The gay poet dying of AIDS is a clichب that needs to be buried. Playwrights think all of the world's wisdom is distilled in gay artists. And any time a big speech is needed, they just haul out the scabby guy. Aren't there any gay men dying of AIDS who just sit around all day eating Cheetos, watching Dr. Phil and hoping Abby will answer their etiquette questions? And what's with all of the movie's women having lesbian tendencies? When porno directors have ladies working a strap on, it's sexist crap. If it's some artsy-fartsy PBS shit, though, two women locking up in soft focus magically becomes empowering. It means the women are sensitive and just need love. What a load of crap. Lesbians aren't any more sensitive than straight women. They're just better organized when someone threatens to take away their health insurance.

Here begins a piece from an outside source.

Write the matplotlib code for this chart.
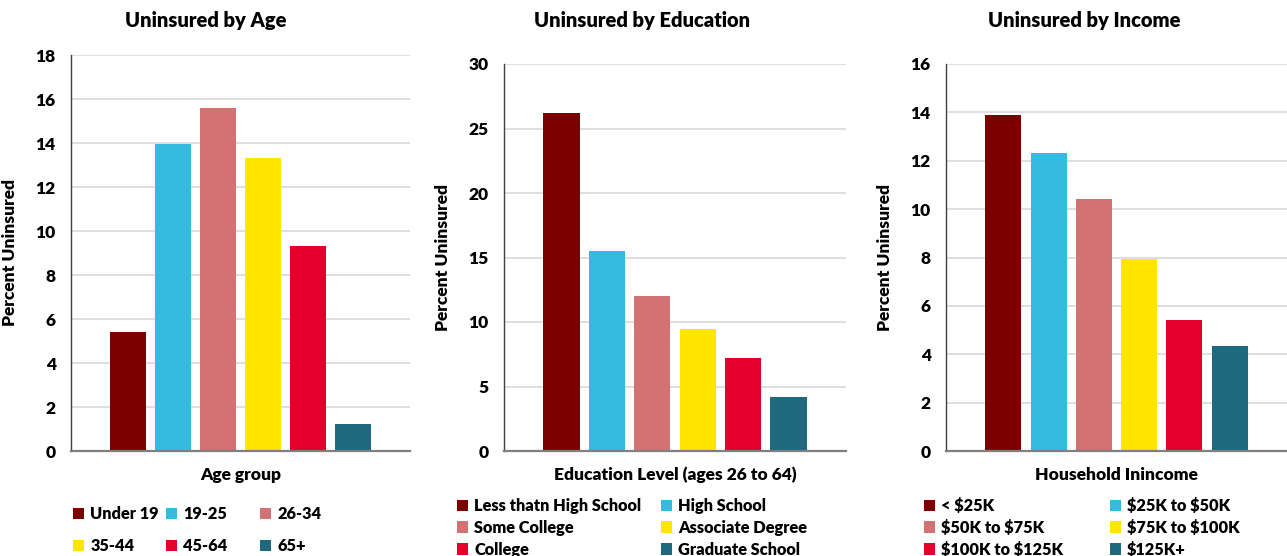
import matplotlib
matplotlib.use("Agg")
import matplotlib.pyplot as plt

plt.rcParams['font.family'] = ['Lato', 'DejaVu Sans']
plt.rcParams['font.weight'] = 'heavy'
plt.rcParams['axes.labelweight'] = 'heavy'
plt.rcParams['text.parse_math'] = False

colors = ['#7B0000', '#35BAE0', '#D27272', '#FFE500', '#E4002B', '#1F697F']

age_labels = ['Under 19', '19-25', '26-34', '35-44', '45-64', '65+']
age_vals = [5.4, 13.95, 15.6, 13.3, 9.3, 1.25]

edu_labels = ['Less thatn High School', 'High School', 'Some College',
              'Associate Degree', 'College', 'Graduate School']
edu_vals = [26.2, 15.5, 12.0, 9.45, 7.2, 4.15]

inc_labels = ['< $25K', '$25K to $50K', '$50K to $75K', '$75K to $100K',
              '$100K to $125K', '$125K+']
inc_vals = [13.9, 12.3, 10.4, 7.95, 5.4, 4.35]

W, H = 1287, 556
fig = plt.figure(figsize=(W / 100, H / 100), dpi=100)

def px(x, y):
    return x / W, 1 - y / H

charts = [
    # title, xlabel, labels, values, ymax, ystep, axes box (px), title x, legend cols x, legend top, rowspace
    ('Uninsured by Age', 'Age group', age_labels, age_vals, 18, 2,
     (71, 55, 410, 451), 206, [73, 166, 260], 506, 1.0),
    ('Uninsured by Education', 'Education Level (ages 26 to 64)', edu_labels, edu_vals, 30, 5,
     (504, 64, 846, 451), 642, [457, 661], 498, 0.36),
    ('Uninsured by Income', 'Household Inincome', inc_labels, inc_vals, 16, 2,
     (946, 64, 1287, 451), 1084, [924, 1110], 498, 0.36),
]

for title, xlab, labels, vals, ymax, ystep, box, tx, lx, ltop, lsp in charts:
    x0, y0, x1, y1 = box
    ax = fig.add_axes([x0 / W, 1 - y1 / H, (x1 - x0) / W, (y1 - y0) / H])
    bars = []
    for i, v in enumerate(vals):
        b = ax.bar(i, v, width=0.8, color=colors[i], zorder=3)
        bars.append(b)
    ax.set_xlim(-1.267, 6.267)
    ax.set_ylim(0, ymax)
    ax.set_yticks(range(0, ymax + 1, ystep))
    ax.set_xticks([])
    ax.yaxis.grid(True, color='#D9D9D9', lw=1.2, zorder=0)
    ax.tick_params(axis='y', length=0, pad=11, labelsize=12.5)
    for t in ax.get_yticklabels():
        t.set_fontweight('heavy')
    for s in ['top', 'right']:
        ax.spines[s].set_visible(False)
    ax.spines['left'].set_color('#404040')
    ax.spines['left'].set_linewidth(1.0)
    ax.spines['bottom'].set_color('#7F7F7F')
    ax.spines['bottom'].set_linewidth(1.6)
    ax.spines['bottom'].set_zorder(4)
    ax.set_ylabel('Percent Uninsured', fontsize=12.5)
    ax.yaxis.set_label_coords(-53 / (x1 - x0), 0.5)
    ax.text(0.5, -24 / (y1 - y0), xlab, transform=ax.transAxes,
            ha='center', va='center', fontsize=12.5)
    fx, fy = px(tx, 21)
    fig.text(fx, fy, title, ha='center', va='center', fontsize=14.5)

    ncol = len(lx)
    for c in range(ncol):
        hs = [bars[k] for k in range(c, len(bars), ncol)]
        ls = [labels[k] for k in range(c, len(labels), ncol)]
        fig.legend(hs, ls, loc='upper left', bbox_to_anchor=px(lx[c], ltop),
                   frameon=False, borderpad=0, borderaxespad=0,
                   handlelength=0.7, handleheight=0.7, handletextpad=0.35,
                   labelspacing=lsp, prop={'size': 11.8, 'weight': 'heavy'})

fig.savefig('out.png', dpi=100)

Besides, real people don't speechify like this. If they did someone would tell them to shut the fuck up. In real life, wisdom is revealed slowly, and almost always piecemeal and inarticulately.

The movie goes to belabored lengths to show us the parallels of these three miserable women's lives. A door opening in the 1920s is almost always followed by a similar door opening in another period. Same with coffee cups lifted, alarm clock dingling or someone crying. Director Stephen Daldry must love the unsubtle smash cut and think it's the only way us unwashed morons will figure out how the three stories parallel each other. As unwashed as I am, it felt pretty fucking tacky and unsubtle to me.

Fighting mano a mano with all this overacting is Phillip Glass's bombastic score. It drowns out scenes in new-agey Koyaanisqatsi crap. It's like Glass saw all the bravura performances and got jealous. "Hey, I want everyone to notice me too! Listen! Listen! See how lush this background music is! What? You can't hear it? Then we better crank it up, dude."

It's all too much acting and directing and producing and too little to care about. Two Fingers for The Hours. I'm sure there are many who will say it's wonderful and powerful, but I doubt many will put themselves through the hell of watching it twice. Now, if you'll excuse me; who's the hot young thing that just wandered into my mind?